Imagine, for example, a person who claims to know all about something and talks about it at length, but turns out to have no actual personal experience in the subject. A phony expert, you might say. Your view of the situation may be even more harsh if you are the person behaving this way, and constantly afraid of being found out. Yet, it could just be a case of rhetoric preceding reality. People are drawn to a subject or specialty because their heart calls them to it, but at the same time, fear may hold them back. This is part of the story of Mark in Walking Through Illusion. For years, he had talked about the importance of horsemanship, and he spoke so convincingly about it no one realized he had never ridden even a mule.

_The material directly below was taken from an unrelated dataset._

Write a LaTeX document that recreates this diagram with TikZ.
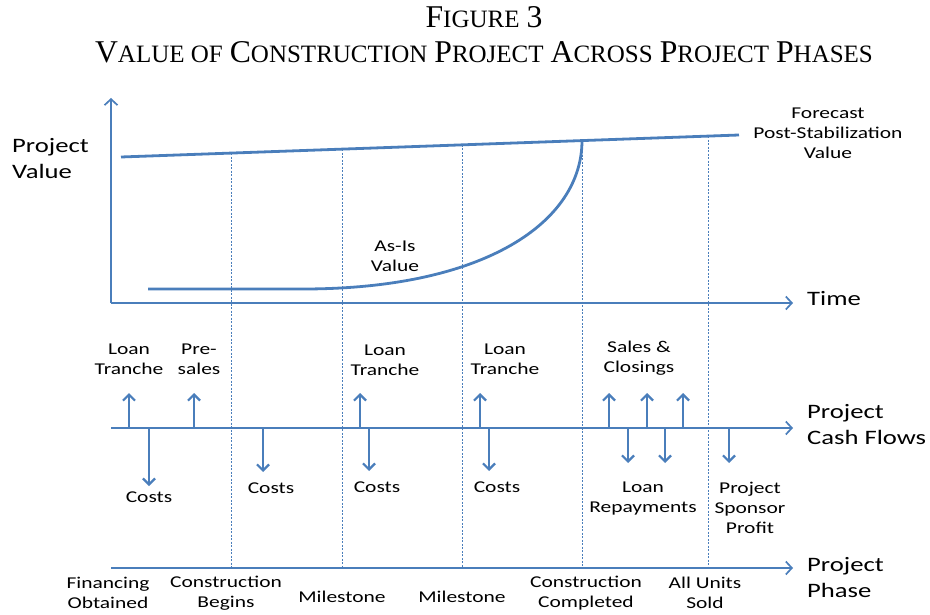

Then he was a preacher without any mastery. To become a master, he had to stop talking as if he were an expert and get on a horse to become one. After he’d conquered this challenge, he thought he’d lived a miracle since judgment about it had tyrannized him for years.

The mastering technique was the same regardless of the mastery and involved the following principle: if you think up an idea, it exists. If you live an idea, it’s yours.

We usually talk about “seeing through” an illusion, but there is more to be learned by seeing the illusions of life from the inside, as part of the action of life. Doing so takes patience, of course, but this same patience is the key to unraveling the painful situations we find ourselves in. This is a process illustrated in one story after another in Walking Through Illusion.